It must be difficult for a teen sensation to bridge herself from her own self-inflicted goody two-shoes labeling to a modern, respectable artist.
Debbie Gibson is an artist, having penned nearly all of her songs and produced a good amount as well.
Body, Mind, Soul is not the tragedy that Tiffany's New Inside turned out to be, but it surely did not benefit her floundering career.
She seeks writing help from Sturken and Rogers, who brought Donny Osmond some of his better late-'80s material.
Her collaborations with them (aside from "Love or Money") are gnawing and incessant, and instead of striving for class, she turns in the direction of a female neo-New Kids on the Block.

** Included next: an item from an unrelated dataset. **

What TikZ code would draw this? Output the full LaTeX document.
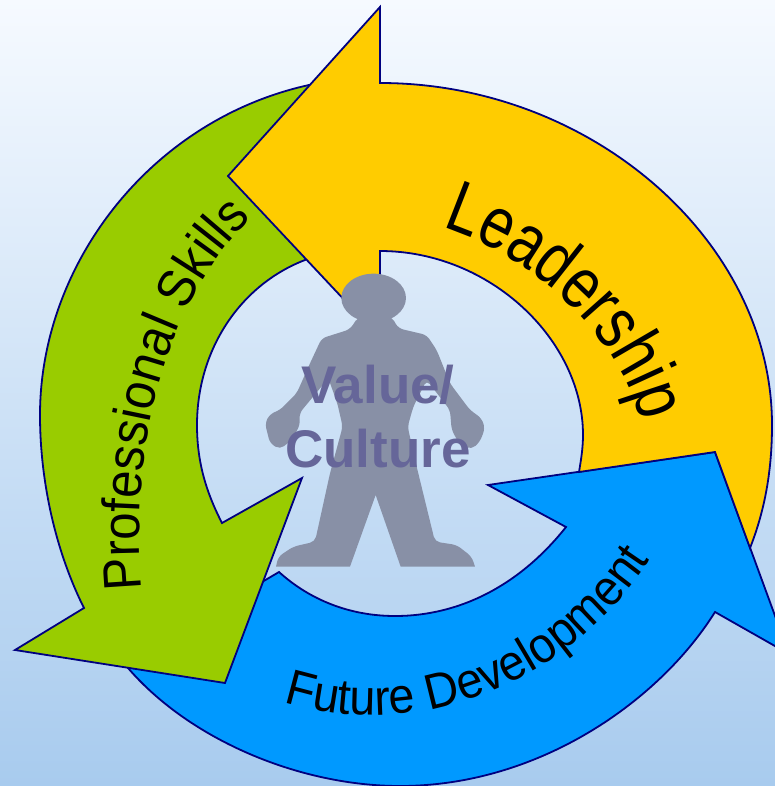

To Gibson's credit, the best songs are those written wholly by her.
"Little Birdie" is an indicator of where her career would eventually lead (Broadway) and is light and charming.
"When I Say No" is a finely tuned pop surface carrying the message that unwanted sexual persuasion is intolerable.
An even bolder message follows on "Kisses for One," which not so subtly speaks against the danger of AIDS.
Her lyrics begin with a liberal viewpoint, "living in a world where love is deadly," and end up answering that verse with "chances are the love was not love at all," hinting that the true "cure" is not something that we need a scientist to come up with, it is much simpler: commitment between two people.
In yearning for a new direction, it is clear that Debbie has taken a few missteps, mistaking fad for maturity.
One of the least accessible tunes from the album was the song chosen as the first single, "Losin Myself," in which she portrays a stripper.
"Debbie does R&B" to the tune of a flavorless but provocatively coated ballad.
It is something Debbie should not do at all.